商品簡介
For Years, Lucas Page Has Known Whom To Blame For His Father's Murder. But Lola Faye Gilroy Has A Different Story To Tell...
"I have long been an admirer of Thomas H. Cook's novels, and The Last Talk with Lola Faye is one of his best yet: an expertly plotted, beautifully written, compelling and suspenseful book."-Harlan Coben, Author Of Caught
"Thomas H. Cook is a rare jewel of a writer, a powerful storyteller and an elegant stylist. If you are not familiar with his work, you absolutely should be."—John Hart, Author Of The Last Child
"In this tightly coiled intellectual drama, Cook unwinds a marvel', tense story of belated redemption."—Publishers Weekly, Starred Review
Lucas Page, once an ambitious historian, now resigned to mediocrity, visits St. Louis to give a sparsely attended reading—nothing out of the ordinary. Except among the yawning attendees is someone he did not expect: Lola Faye Gilroy, the "other woman" he has long blamed for his father's murder decades earlier.

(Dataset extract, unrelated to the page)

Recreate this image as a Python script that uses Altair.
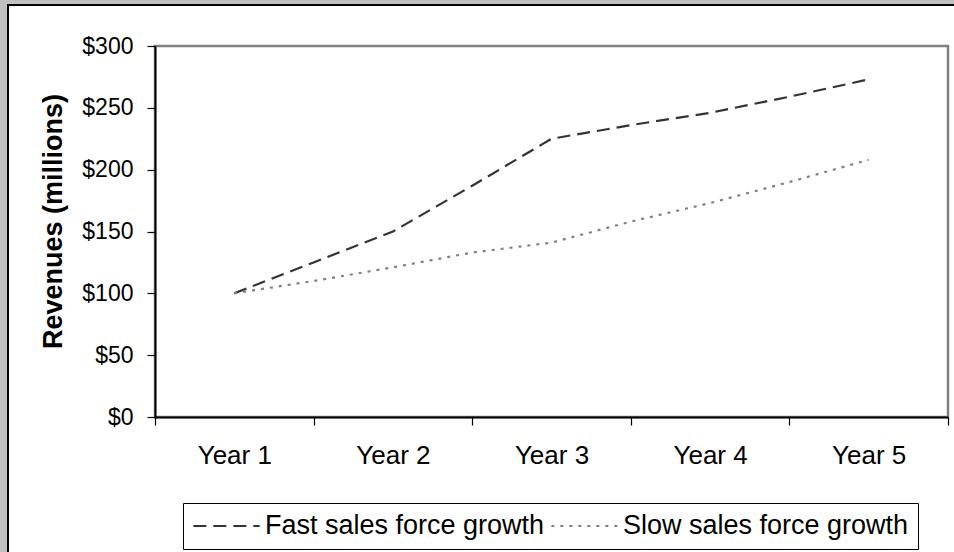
import altair as alt
import pandas as pd

# Revenue projections sampled every half year
periods = [1, 1.5, 2, 2.5, 3, 3.5, 4, 4.5, 5]
fast_growth = [100, 125, 150, 187, 225, 236, 246, 259, 273]
slow_growth = [100, 110, 121, 133, 141, 158, 173, 190, 208]

series_names = ["Fast sales force growth", "Slow sales force growth"]
year_ticks = [0.5, 1, 1.5, 2, 2.5, 3, 3.5, 4, 4.5, 5, 5.5]
revenue_ticks = [0, 50, 100, 150, 200, 250, 300]

df = pd.DataFrame(
    {
        "period": periods * 2,
        "revenue": fast_growth + slow_growth,
        "series": [series_names[0]] * len(periods) + [series_names[1]] * len(periods),
    }
)

FONT = "Liberation Sans"
W, H = 793, 371

legend = alt.Legend(
    title=None,
    orient="none",
    legendX=28,
    legendY=457,
    direction="horizontal",
    symbolType="stroke",
    symbolSize=4400,
    symbolStrokeWidth=2,
    clipHeight=28,
    labelFont=FONT,
    labelFontSize=27,
    labelColor="black",
    labelOffset=4,
    labelLimit=500,
    strokeColor="black",
    fillColor="white",
    padding=9,
    columnPadding=5,
    zindex=1,
)

one_row = alt.Data(values=[{"k": 0}])

# white chart frame with a black edge on the grey page
frame = alt.Chart(one_row).mark_rect(
    fill="white", stroke="black", strokeWidth=2
).encode(
    x=alt.value(-147), x2=alt.value(820), y=alt.value(-41), y2=alt.value(530)
)

# plot-area border (top and right edges show)
plot_border = alt.Chart(one_row).mark_rect(
    fill="white", stroke="#808080", strokeWidth=2.5
).encode(
    x=alt.value(0), x2=alt.value(W), y=alt.value(0), y2=alt.value(H)
)

lines = alt.Chart(df).mark_line(strokeWidth=2.2).encode(
    x=alt.X(
        "period:Q",
        scale=alt.Scale(domain=[0.5, 5.5], nice=False, zero=False),
        axis=alt.Axis(
            title=None,
            values=year_ticks,
            labelExpr="datum.value % 1 === 0 ? 'Year ' + datum.value : ''",
            tickOpacity={"condition": {"test": "datum.value % 1 === 0", "value": 0}, "value": 1},
            labelOverlap=False,
            labelFlush=False,
            grid=False,
            domainColor="black",
            domainWidth=2,
            tickColor="black",
            tickWidth=1.2,
            tickSize=8,
            labelFont=FONT,
            labelFontSize=26,
            labelColor="black",
            labelPadding=17,
            zindex=1,
        ),
    ),
    y=alt.Y(
        "revenue:Q",
        scale=alt.Scale(domain=[0, 300], nice=False),
        axis=alt.Axis(
            title="Revenues (millions)",
            values=revenue_ticks,
            labelExpr="'$' + datum.value",
            labelOverlap=False,
            labelFlush=False,
            grid=False,
            domainColor="black",
            domainWidth=2,
            tickColor="black",
            tickWidth=1.2,
            tickSize=8,
            labelFont=FONT,
            labelFontSize=23,
            labelColor="black",
            labelPadding=14,
            titleFont=FONT,
            titleFontSize=27,
            titleFontWeight="bold",
            titleColor="black",
            titleAngle=270,
            titleAlign="center",
            titleBaseline="middle",
            titleX=-102,
            titleY=175,
            zindex=1,
        ),
    ),
    color=alt.Color(
        "series:N",
        scale=alt.Scale(domain=series_names, range=["#333333", "#808080"]),
        legend=legend,
    ),
    strokeDash=alt.StrokeDash(
        "series:N",
        scale=alt.Scale(domain=series_names, range=[[13, 7], [3, 6]]),
        legend=legend,
    ),
    order="period:Q",
)

chart = (
    alt.layer(frame, plot_border, lines)
    .properties(
        width=W,
        height=H,
        autosize=alt.AutoSizeParams(type="none"),
        padding={"left": 155, "top": 46, "right": 6, "bottom": 135},
        background="#C0C0C0",
    )
    .configure_view(stroke=None)
)

chart.save("out.html", embed_options={"renderer": "svg", "actions": False})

Reluctantly, Luke joins Lola Faye for a drink. As one drink turns into several, these two battered souls relive, from their different perspectives, the most searing experience of their lives. Slowly but surely, the hotel bar dissolves around them and they are transported back to the tiny southern town where this defining moment—a violent crime of passion—is turned in the light once more to reveal flaws in the old answers. As it turns out, there is much Luke doesn't know. And what he doesn't know can hurt him. Trapped in an increasingly intense emotional exchange, and with no place to go save into his own dark past, Luke struggles to gain control of an ever more threatening conversation, to discover why Lola Faye has come and what she is after-before it is too late.
作者簡介
Thomas H. Cook was born in Fort Payne, Alabama, in 1947. He has been nominated for the Edgar Award seven times in five different categories. He is the recipient of the best novel Edgar (for The Chatham School Affair), the Martin Beck Award of the Swedish Academy of Detection, the Herodotus Prize for best historical short story, and the Barry Award for best novel for Red Leaves, and has been nominated for numerous other awards.